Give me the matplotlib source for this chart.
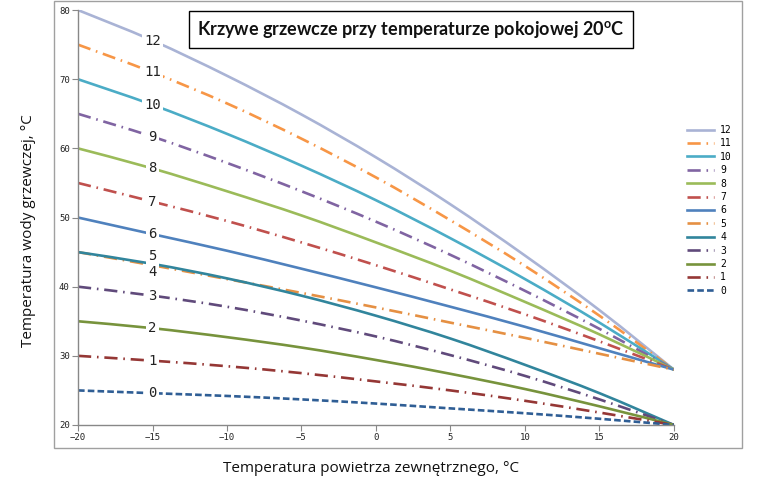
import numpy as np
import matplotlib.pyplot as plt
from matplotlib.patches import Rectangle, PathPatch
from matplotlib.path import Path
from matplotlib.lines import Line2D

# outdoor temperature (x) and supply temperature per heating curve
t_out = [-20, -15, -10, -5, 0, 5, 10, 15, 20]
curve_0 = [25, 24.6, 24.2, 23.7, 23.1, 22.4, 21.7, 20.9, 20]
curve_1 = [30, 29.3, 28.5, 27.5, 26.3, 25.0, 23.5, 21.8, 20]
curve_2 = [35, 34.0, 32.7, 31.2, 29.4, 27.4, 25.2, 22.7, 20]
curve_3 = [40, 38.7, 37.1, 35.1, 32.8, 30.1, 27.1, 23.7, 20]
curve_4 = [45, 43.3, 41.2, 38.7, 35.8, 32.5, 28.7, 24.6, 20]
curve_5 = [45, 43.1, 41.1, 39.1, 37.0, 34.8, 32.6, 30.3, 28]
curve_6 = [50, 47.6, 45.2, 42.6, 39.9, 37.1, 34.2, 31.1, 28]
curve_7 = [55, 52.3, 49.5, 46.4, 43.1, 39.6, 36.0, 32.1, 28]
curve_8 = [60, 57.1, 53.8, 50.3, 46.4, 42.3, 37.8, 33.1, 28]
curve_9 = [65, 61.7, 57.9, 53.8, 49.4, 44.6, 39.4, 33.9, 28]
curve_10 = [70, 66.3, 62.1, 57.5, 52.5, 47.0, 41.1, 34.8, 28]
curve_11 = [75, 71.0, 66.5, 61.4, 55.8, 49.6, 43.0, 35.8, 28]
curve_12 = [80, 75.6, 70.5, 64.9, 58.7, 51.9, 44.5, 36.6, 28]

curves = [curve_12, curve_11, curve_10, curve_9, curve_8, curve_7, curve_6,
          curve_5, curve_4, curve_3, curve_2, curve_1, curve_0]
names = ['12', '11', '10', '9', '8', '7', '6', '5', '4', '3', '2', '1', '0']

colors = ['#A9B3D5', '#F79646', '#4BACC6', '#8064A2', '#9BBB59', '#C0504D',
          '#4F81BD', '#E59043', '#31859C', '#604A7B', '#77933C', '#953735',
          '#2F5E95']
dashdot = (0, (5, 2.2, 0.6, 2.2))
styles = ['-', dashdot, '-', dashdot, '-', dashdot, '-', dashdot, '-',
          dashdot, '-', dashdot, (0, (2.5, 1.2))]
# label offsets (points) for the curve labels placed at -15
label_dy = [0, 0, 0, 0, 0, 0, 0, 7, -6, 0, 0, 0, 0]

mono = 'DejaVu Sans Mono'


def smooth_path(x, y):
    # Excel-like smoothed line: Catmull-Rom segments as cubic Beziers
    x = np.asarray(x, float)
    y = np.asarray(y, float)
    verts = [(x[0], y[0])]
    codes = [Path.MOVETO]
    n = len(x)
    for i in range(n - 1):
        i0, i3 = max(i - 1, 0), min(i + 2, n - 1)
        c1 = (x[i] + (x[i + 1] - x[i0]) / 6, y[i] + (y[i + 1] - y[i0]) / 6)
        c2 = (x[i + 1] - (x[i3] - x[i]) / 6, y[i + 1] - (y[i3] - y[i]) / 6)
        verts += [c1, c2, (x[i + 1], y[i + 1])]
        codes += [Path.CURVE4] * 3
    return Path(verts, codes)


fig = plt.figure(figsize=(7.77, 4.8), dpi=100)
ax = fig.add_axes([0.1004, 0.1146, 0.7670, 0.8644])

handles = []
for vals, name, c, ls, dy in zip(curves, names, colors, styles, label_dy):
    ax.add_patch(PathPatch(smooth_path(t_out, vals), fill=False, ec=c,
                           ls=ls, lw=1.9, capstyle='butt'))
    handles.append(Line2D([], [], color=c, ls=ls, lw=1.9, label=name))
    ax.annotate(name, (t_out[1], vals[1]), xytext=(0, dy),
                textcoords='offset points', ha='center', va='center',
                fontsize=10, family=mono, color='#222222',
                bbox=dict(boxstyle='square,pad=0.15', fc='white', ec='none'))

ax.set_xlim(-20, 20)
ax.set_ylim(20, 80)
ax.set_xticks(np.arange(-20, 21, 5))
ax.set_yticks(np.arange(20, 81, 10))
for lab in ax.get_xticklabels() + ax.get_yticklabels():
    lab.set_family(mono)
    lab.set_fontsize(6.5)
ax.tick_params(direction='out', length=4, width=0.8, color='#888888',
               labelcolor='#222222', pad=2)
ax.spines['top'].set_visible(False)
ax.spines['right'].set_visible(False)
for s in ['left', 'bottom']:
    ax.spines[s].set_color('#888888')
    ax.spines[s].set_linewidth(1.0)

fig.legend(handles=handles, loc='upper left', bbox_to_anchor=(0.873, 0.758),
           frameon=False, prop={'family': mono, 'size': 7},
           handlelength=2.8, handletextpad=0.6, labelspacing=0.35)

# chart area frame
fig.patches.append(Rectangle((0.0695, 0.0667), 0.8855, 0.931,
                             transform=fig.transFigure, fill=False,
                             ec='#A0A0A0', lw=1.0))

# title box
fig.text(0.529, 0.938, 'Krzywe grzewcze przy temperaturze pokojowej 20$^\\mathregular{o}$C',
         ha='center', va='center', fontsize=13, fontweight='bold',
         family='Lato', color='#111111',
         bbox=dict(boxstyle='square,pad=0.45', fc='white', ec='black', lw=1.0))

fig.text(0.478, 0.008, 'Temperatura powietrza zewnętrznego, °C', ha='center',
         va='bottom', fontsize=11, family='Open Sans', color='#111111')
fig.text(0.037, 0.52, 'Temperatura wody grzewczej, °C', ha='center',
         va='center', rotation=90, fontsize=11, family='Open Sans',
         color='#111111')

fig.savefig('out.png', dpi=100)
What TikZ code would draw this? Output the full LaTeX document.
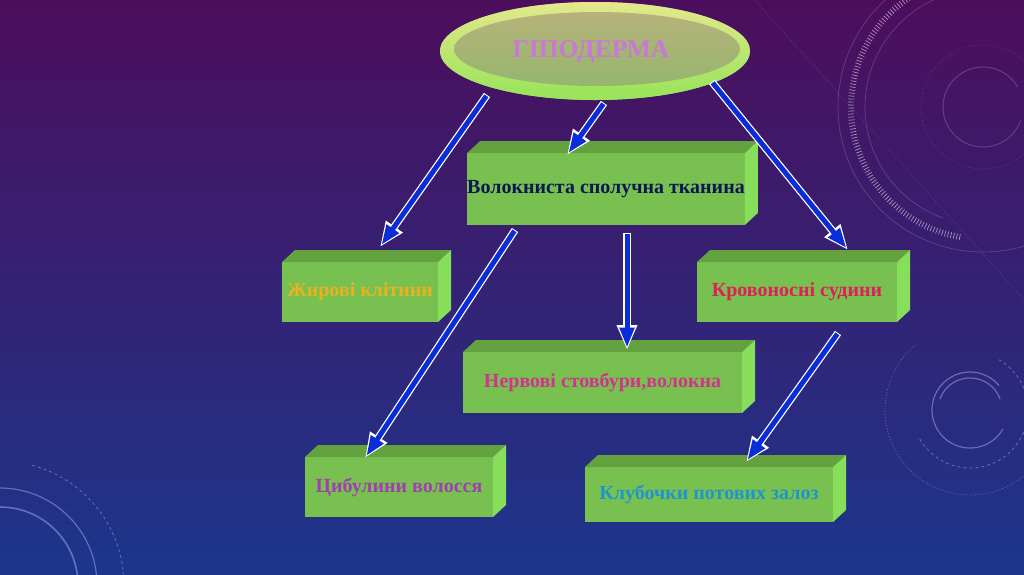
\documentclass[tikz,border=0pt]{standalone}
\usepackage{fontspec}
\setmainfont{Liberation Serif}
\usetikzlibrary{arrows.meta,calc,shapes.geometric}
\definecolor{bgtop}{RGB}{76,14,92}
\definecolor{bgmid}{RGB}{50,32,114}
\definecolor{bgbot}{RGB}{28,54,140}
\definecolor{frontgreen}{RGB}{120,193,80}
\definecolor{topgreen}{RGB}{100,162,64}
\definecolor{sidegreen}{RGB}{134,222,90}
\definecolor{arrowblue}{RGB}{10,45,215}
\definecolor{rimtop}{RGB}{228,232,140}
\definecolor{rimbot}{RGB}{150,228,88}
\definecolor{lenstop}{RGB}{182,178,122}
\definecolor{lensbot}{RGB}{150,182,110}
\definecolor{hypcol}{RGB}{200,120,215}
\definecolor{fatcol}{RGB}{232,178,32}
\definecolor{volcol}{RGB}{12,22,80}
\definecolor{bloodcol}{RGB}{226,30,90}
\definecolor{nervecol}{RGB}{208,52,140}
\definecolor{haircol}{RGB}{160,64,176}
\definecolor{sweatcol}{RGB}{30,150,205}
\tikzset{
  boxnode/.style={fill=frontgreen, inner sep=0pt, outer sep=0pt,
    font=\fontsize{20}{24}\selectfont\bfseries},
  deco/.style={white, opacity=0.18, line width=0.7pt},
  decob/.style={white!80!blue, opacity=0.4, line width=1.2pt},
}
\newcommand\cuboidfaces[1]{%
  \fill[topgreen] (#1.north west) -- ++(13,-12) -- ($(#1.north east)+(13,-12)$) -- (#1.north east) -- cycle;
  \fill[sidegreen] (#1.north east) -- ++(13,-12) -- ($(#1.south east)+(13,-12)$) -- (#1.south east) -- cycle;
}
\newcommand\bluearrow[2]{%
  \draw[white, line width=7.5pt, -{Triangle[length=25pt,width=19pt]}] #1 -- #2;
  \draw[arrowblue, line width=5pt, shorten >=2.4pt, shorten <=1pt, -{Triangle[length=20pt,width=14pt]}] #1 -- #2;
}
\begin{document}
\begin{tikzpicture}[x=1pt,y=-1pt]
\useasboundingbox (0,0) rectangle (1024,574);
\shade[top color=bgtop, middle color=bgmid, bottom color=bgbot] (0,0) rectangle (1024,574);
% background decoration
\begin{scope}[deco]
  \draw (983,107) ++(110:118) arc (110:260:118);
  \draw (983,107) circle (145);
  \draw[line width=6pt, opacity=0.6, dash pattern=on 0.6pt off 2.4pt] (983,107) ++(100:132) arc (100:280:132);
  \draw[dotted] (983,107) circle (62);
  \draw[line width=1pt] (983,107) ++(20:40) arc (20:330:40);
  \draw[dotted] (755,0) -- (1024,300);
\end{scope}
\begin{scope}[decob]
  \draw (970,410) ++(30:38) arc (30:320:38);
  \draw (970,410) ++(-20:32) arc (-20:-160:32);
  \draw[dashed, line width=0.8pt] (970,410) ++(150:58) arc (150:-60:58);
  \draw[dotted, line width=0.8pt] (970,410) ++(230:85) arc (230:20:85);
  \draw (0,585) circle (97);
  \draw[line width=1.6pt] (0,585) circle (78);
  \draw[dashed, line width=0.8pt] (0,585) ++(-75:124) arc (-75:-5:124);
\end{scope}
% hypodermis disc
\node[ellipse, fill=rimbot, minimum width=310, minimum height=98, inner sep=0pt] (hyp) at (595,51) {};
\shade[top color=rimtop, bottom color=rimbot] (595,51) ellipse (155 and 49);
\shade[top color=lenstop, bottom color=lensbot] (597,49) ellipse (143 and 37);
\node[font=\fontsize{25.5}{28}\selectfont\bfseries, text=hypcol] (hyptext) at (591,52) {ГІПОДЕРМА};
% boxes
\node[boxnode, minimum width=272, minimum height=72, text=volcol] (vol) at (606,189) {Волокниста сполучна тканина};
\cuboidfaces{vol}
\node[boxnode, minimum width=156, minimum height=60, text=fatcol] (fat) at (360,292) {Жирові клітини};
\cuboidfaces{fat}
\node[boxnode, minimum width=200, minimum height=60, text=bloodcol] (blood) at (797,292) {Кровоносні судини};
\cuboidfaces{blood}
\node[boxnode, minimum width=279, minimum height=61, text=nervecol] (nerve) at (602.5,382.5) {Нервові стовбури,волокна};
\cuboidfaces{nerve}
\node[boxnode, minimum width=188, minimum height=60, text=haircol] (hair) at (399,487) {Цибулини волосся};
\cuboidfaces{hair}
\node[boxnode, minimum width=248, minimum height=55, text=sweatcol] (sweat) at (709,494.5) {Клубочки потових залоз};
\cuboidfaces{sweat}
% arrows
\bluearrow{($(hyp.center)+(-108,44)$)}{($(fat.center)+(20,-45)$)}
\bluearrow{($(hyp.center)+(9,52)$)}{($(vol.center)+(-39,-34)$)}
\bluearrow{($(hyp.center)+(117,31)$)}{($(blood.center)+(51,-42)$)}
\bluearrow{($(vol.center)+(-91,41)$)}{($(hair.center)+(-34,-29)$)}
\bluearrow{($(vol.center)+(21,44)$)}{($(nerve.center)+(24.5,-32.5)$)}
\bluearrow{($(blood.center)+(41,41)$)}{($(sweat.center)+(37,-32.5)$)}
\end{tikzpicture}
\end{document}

════════════════

Which lines above contain "this"? Show each of them.

● **Answer for the task**:
Give me the matplotlib source for this chart.
What TikZ code would draw this? Output the full LaTeX document.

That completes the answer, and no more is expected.